◆ **What you should do**: Please transcribe the data below exactly. Leave the pictures out.
********************
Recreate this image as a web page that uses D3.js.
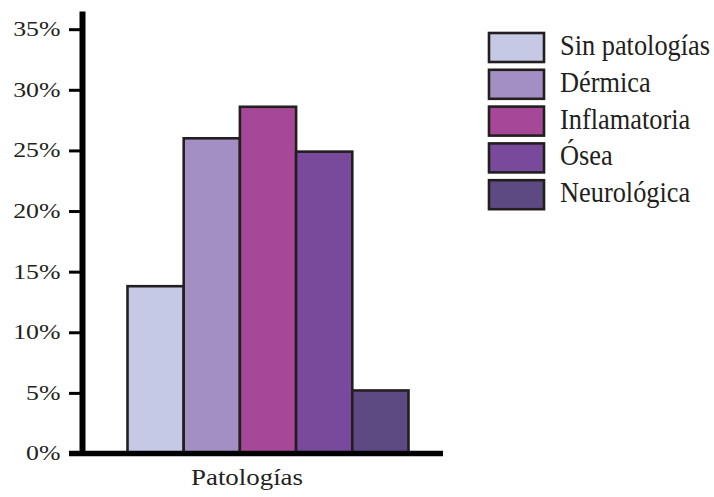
<!DOCTYPE html>
<html>
<head>
<meta charset="utf-8">
<script src="https://cdn.jsdelivr.net/npm/d3@7"></script>
<style>
  body { margin: 0; background: #fff; }
  text { font-family: "Liberation Serif", "Times New Roman", serif; fill: #231f20; }
</style>
</head>
<body>
<div class="canvas"></div>
<script>
// data
const categories = ['Sin patologías', 'Dérmica', 'Inflamatoria', 'Ósea', 'Neurológica'];
const values = [13.8, 26.0, 28.6, 24.9, 5.2];
const colours = ['#c5c9e6', '#a38fc3', '#a64897', '#794a9b', '#5d4a82'];
const tickValues = [0, 5, 10, 15, 20, 25, 30, 35];
const xTitle = 'Patologías';

const dims = { width: 714, height: 497 };

const svg = d3.select('.canvas')
    .append('svg')
    .attr('width', dims.width)
    .attr('height', dims.height);

const y = d3.scaleLinear()
    .domain([0, 36.5])
    .range([453.5, 11]);

const x = d3.scaleBand()
    .domain(categories)
    .range([127.5, 408.5])
    .padding(0);

const colour = d3.scaleOrdinal()
    .domain(categories)
    .range(colours);

// bars
svg.append('g')
    .selectAll('rect')
    .data(categories)
    .enter()
    .append('rect')
    .attr('x', d => x(d))
    .attr('width', x.bandwidth())
    .attr('y', (d, i) => y(values[i]))
    .attr('height', (d, i) => y(0) - y(values[i]))
    .attr('fill', d => colour(d))
    .attr('stroke', '#231f20')
    .attr('stroke-width', 2.6);

// y axis
const yAxis = d3.axisLeft(y)
    .tickValues(tickValues)
    .tickSize(13)
    .tickSizeOuter(0)
    .tickFormat(d => d + '%');

const yGroup = svg.append('g')
    .attr('transform', 'translate(82, 0)')
    .call(yAxis);

yGroup.select('.domain')
    .attr('stroke', '#000')
    .attr('stroke-width', 6);

yGroup.selectAll('.tick line')
    .attr('stroke', '#000')
    .attr('stroke-width', 3);

yGroup.selectAll('.tick text')
    .attr('font-family', null)
    .attr('font-size', null)
    .style('font-size', '20px')
    .attr('x', -16.7)
    .attr('transform', 'scale(1.29,1)');

// baseline
svg.append('line')
    .attr('x1', 69)
    .attr('x2', 443)
    .attr('y1', y(0))
    .attr('y2', y(0))
    .attr('stroke', '#000')
    .attr('stroke-width', 5.5);

// x title
svg.append('text')
    .attr('transform', 'translate(247, 485) scale(1.19,1)')
    .attr('text-anchor', 'middle')
    .style('font-size', '22.6px')
    .text(xTitle);

// legend
const legendGroup = svg.append('g')
    .attr('transform', 'translate(489, 33)');

const items = legendGroup.selectAll('g')
    .data(categories)
    .enter()
    .append('g')
    .attr('transform', (d, i) => `translate(0, ${i * 36.8})`);

items.append('rect')
    .attr('width', 55)
    .attr('height', 29)
    .attr('fill', d => colour(d))
    .attr('stroke', '#231f20')
    .attr('stroke-width', 2.6);

items.append('text')
    .attr('transform', 'translate(71, 22) scale(0.925,1)')
    .style('font-size', '28.5px')
    .text(d => d);
</script>
</body>
</html>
********************
◆ **Response**:
Recreate this image as a web page that uses D3.js.
<!DOCTYPE html>
<html>
<head>
<meta charset="utf-8">
<script src="https://cdn.jsdelivr.net/npm/d3@7"></script>
<style>
  body { margin: 0; background: #fff; }
  text { font-family: "Liberation Serif", "Times New Roman", serif; fill: #231f20; }
</style>
</head>
<body>
<div class="canvas"></div>
<script>
// data
const categories = ['Sin patologías', 'Dérmica', 'Inflamatoria', 'Ósea', 'Neurológica'];
const values = [13.8, 26.0, 28.6, 24.9, 5.2];
const colours = ['#c5c9e6', '#a38fc3', '#a64897', '#794a9b', '#5d4a82'];
const tickValues = [0, 5, 10, 15, 20, 25, 30, 35];
const xTitle = 'Patologías';

const dims = { width: 714, height: 497 };

const svg = d3.select('.canvas')
    .append('svg')
    .attr('width', dims.width)
    .attr('height', dims.height);

const y = d3.scaleLinear()
    .domain([0, 36.5])
    .range([453.5, 11]);

const x = d3.scaleBand()
    .domain(categories)
    .range([127.5, 408.5])
    .padding(0);

const colour = d3.scaleOrdinal()
    .domain(categories)
    .range(colours);

// bars
svg.append('g')
    .selectAll('rect')
    .data(categories)
    .enter()
    .append('rect')
    .attr('x', d => x(d))
    .attr('width', x.bandwidth())
    .attr('y', (d, i) => y(values[i]))
    .attr('height', (d, i) => y(0) - y(values[i]))
    .attr('fill', d => colour(d))
    .attr('stroke', '#231f20')
    .attr('stroke-width', 2.6);

// y axis
const yAxis = d3.axisLeft(y)
    .tickValues(tickValues)
    .tickSize(13)
    .tickSizeOuter(0)
    .tickFormat(d => d + '%');

const yGroup = svg.append('g')
    .attr('transform', 'translate(82, 0)')
    .call(yAxis);

yGroup.select('.domain')
    .attr('stroke', '#000')
    .attr('stroke-width', 6);

yGroup.selectAll('.tick line')
    .attr('stroke', '#000')
    .attr('stroke-width', 3);

yGroup.selectAll('.tick text')
    .attr('font-family', null)
    .attr('font-size', null)
    .style('font-size', '20px')
    .attr('x', -16.7)
    .attr('transform', 'scale(1.29,1)');

// baseline
svg.append('line')
    .attr('x1', 69)
    .attr('x2', 443)
    .attr('y1', y(0))
    .attr('y2', y(0))
    .attr('stroke', '#000')
    .attr('stroke-width', 5.5);

// x title
svg.append('text')
    .attr('transform', 'translate(247, 485) scale(1.19,1)')
    .attr('text-anchor', 'middle')
    .style('font-size', '22.6px')
    .text(xTitle);

// legend
const legendGroup = svg.append('g')
    .attr('transform', 'translate(489, 33)');

const items = legendGroup.selectAll('g')
    .data(categories)
    .enter()
    .append('g')
    .attr('transform', (d, i) => `translate(0, ${i * 36.8})`);

items.append('rect')
    .attr('width', 55)
    .attr('height', 29)
    .attr('fill', d => colour(d))
    .attr('stroke', '#231f20')
    .attr('stroke-width', 2.6);

items.append('text')
    .attr('transform', 'translate(71, 22) scale(0.925,1)')
    .style('font-size', '28.5px')
    .text(d => d);
</script>
</body>
</html>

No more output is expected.